Research

Ad-Hoc Networks

Mobile ad hoc networks are typically characterized by high mobility and frequent link failures that result in low throughput and high end-to-end delay. In order to facilitate communication within the network, a routing protocol is used to discover routes between nodes. The primary goal of such an ad hoc network routing protocol is correct and efficient route establishment between a pair of nodes so that messages may be delivered in a timely manner. Though a large number of routing protocols have been developed for this kind of networks, most of them suffer from implementation difficulties and some inherent incapabilities to cope with highly dynamic scenarios as well as support for Quality of Services (QoS).

The aim of my research is to provide a generic solution to the implementation difficulties of Ad hoc routing protocols in general. We propose to introduce a new layer in between network layer and IEEE 802.11 MAC sub layer. This layer will interact with the underlying MAC layer and provide link connectivity information as well as various other valuable parameters (e.g. received signal strength, network resource usage etc.), which can be used for further enhancement of the routing algorithms.

TCP in Wired cum Wireless Scenarios

Internet access using wireless LANs and cellular links is growing quickly in particular. This has also led to the increase in hybrid (wired cumwireless) networks. The well-known challenge in providing congestion control in a mixed (wired cum wireless) environment is that it relies on packet loss as an indicator of network congestion. In the wired portion of the network a congested router is invariably the likely reason of packet loss (as the probability of a packet loss due to error in a wired network is negligibly small). In the wireless portion, on the other hand, a noisy, fading radio channel is the more likely cause of loss. This creates problem in TCP Reno since it does not possess the capability to distinguish and isolate congestion loss from wireless loss. As a consequence, TCP Reno reacts to wireless loss with a drastic reduction of the congestion window, hence of the sender transmission rate, when the best strategy in fact would be not to decrease the transmission rate.

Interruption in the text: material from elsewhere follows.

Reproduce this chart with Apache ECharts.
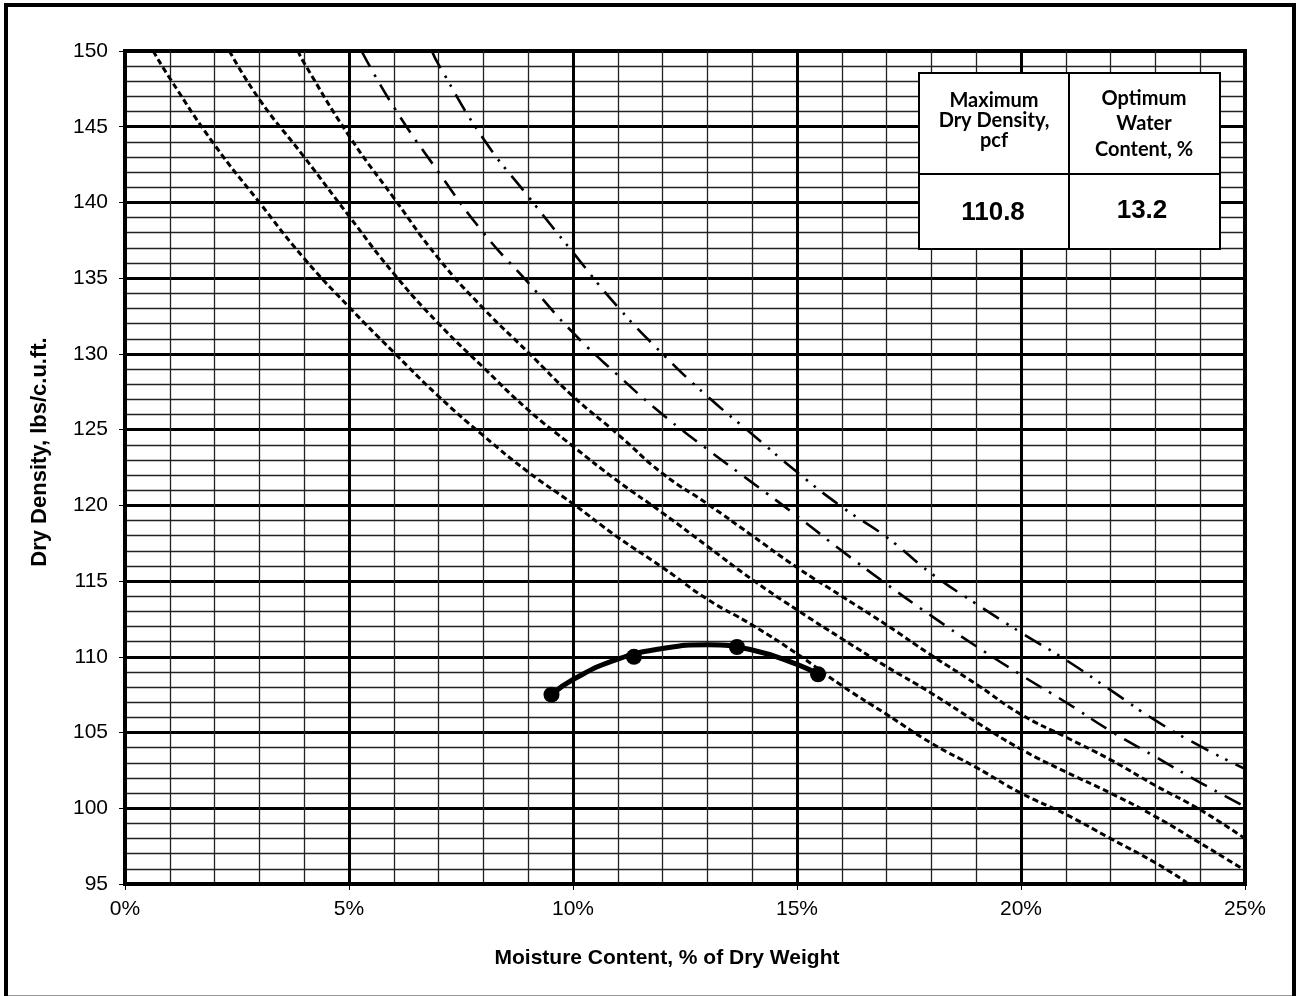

As a result of this its performance, in terms of throughput or goodput achieved by the connection, degrades and in most cases leads to the under utilization of the links.

We proposes a sender-side modification in the TCP congestion control algorithm that improves upon the performance of TCP Reno in wired, wireless as well as wired cum wireless networks. The improvement is most significant in wireless networks which have an inherent loss – prone nature. In fact, the modified TCP performance is not very sensitive to random errors, while TCP Reno is equally sensitive to random loss and congestion loss and cannot discriminate between the two kinds of errors and takes any packet loss as an indication for congestion thereby modifying its sending rate accordingly.The key idea behind the modified sender is to determine the fair share of the connection in a given scenario, compute the congestion window accordingly and keep the congestion window a constant for the rest of the connection.